Dans la lignée du rapport qu’il avait remis au gouvernement, en février 2016, sur la mise en œuvre du plan pluriannuel contre la pauvreté et pour l’inclusion sociale de janvier 2013(1), le Conseil national des politiques de lutte contre la pauvreté et l’exclusion sociale (CNLE) a rédigé une nouvelle contribution à ce suivi portant sur 2016(2), en passant en revue toutes les actions de la feuille de route 2015-2017(3) pour en dresser, comme l’année dernière, un bilan mitigé assorti de toute une série de recommandations.
« Force est de constater que, malgré les efforts déployés, le plan pluriannuel n’a pas créé une dynamique telle que la pauvreté a reculé dans notre pays », note en effet le président de l’instance, Etienne Pinte, en avant-propos de ce document. « Les chiffres sont têtus », poursuit-il, en rappelant que, selon l’INSEE, « 8,8 millions de personnes, soit 14,3 % de la population, vivent sous le seuil de pauvreté à 60 % » du revenu médian(4). Certes, nuance l’ancien député (UMP) des Yvelines, « il est indéniable qu’il y a eu des avancées et ce rapport s’attache à les distinguer mais, globalement, les résultats sont, sur certains points, encore trop timides et, dans tous les cas, ils doivent être confortés ».
C’est le cas, en premier lieu, des politiques relatives au logement et à l’hébergement – abordées après un rappel des six « grands principes » qui structurent l’approche du gouvernement (objectivité, non-stigmatisation, participation, « juste droit », décloisonnement et accompagnement).
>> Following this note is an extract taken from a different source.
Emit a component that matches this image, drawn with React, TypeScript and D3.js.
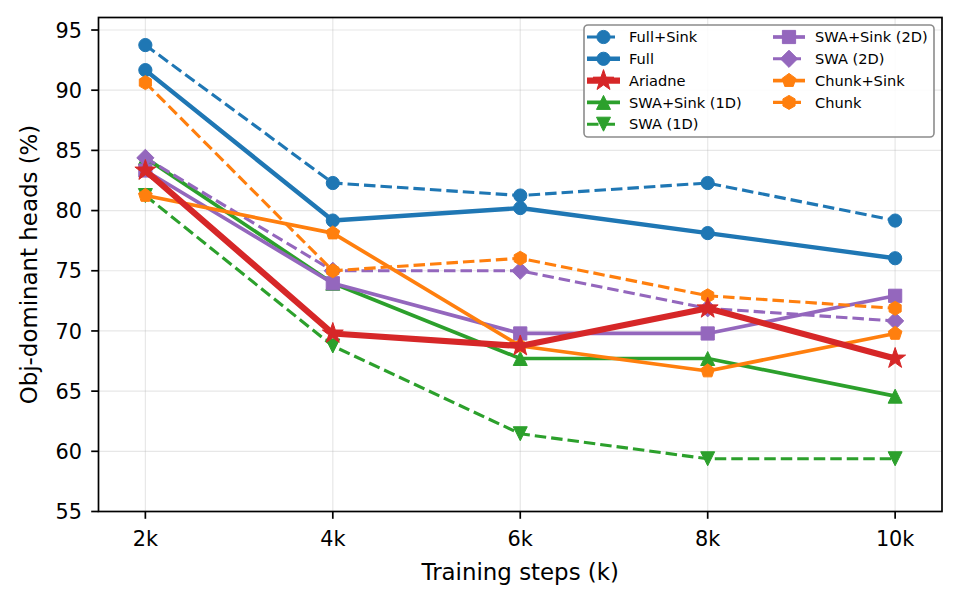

Parmi les points de vigilance mis en avant par le CNLE, figurent toujours « l’urgence de la mise en place de solutions de substitution à l’hébergement hôtelier », ainsi que la concrétisation du dispositif de garantie universelle des loyers, prévu par la loi « ALUR » du 24 mars 2014 et dont le CNLE ne peut que constater la non-application, demandant « a minima l’élargissement du dispositif Visale aux chômeurs de longue durée » (5). Par ailleurs, pour pérenniser l’appel à projets « 10 000 logements HLM accompagnés » lancé en 2014(6), il propose d’établir une programmation annuelle prévoyant des objectifs quantitatifs et les moyens correspondants dans le budget de l’Etat, à hauteur d’une enveloppe annuelle de 35 millions d’euros.
Sur l’accès aux droits, le CNLE évoque, entre autres, la domiciliation en demandant « à l’Etat de rappeler à ses opérateurs, aux organismes de protection sociale, aux bureaux des étrangers [des] préfectures, aux banques, que le respect du droit à la domiciliation ainsi qu’à l’ouverture et au renouvellement des autres droits avec une attestation de domiciliation à jour doit être effectif sur l’ensemble du territoire national et par conséquent [de] les former à l’application et à l’évolution des dispositions relatives à la domiciliation ».
Concernant l’accès à la santé et aux soins, le Conseil national des politiques de lutte contre la pauvreté et l’exclusion sociale se soucie notamment du sort des mineurs non accompagnés, en réclamant une nouvelle fois, « avec force », « l’interdiction pure et simple des tests osseux » ainsi que « l’application d’un principe de minorité à l’égard de ceux qui se présentent comme tels et la prévalence de l’intérêt supérieur de l’enfant pour guider toute décision juridique ». Quant à la santé des étrangers en situation irrégulière, elle doit entrer dans le droit commun, estime l’instance qui réaffirme son vœu de voir l’aide médicale de l’Etat intégrée dans la protection maladie de base et complémentaire (comprenant la protection universelle maladie, la couverture maladie universelle complémentaire et l’aide au paiement d’une complémentaire santé).
Dans le dernier chapitre, enfin, relatif à la famille, à l’enfance et à la réussite éducative, et qui balaie un large périmètre, le rapport plaide, en particulier, pour « un effort conséquent et réel pour continuer d’augmenter les places disponibles dans les EAJE [établissements d’accueil du jeune enfant], en direction des quartiers prioritaires ». Il prône, par ailleurs, « un accompagnement jusqu’à 21 ans » des jeunes sortant de l’aide sociale à l’enfance « afin de permettre une réelle autonomisation à cet âge, en particulier au travers des contrats jeunes majeurs », sans oublier « un soutien financier des jeunes jusqu’à 25 ans afin de réduire le nombre de situations de précarisation en fonction de la situation du jeune (en formation, en études…) ».
(2) Contribution au suivi du plan pluriannuel contre la pauvreté et pour l’inclusion sociale – Mars 2017 – Disp. sur
(4) Le revenu médian est le revenu qui divise la population en deux parties égales : 50 % a un revenu supérieur et 50 % un revenu inférieur.
(5) Sur le dispositif Visale, voir ASH n° 2944 du 22-01-16, p. 8.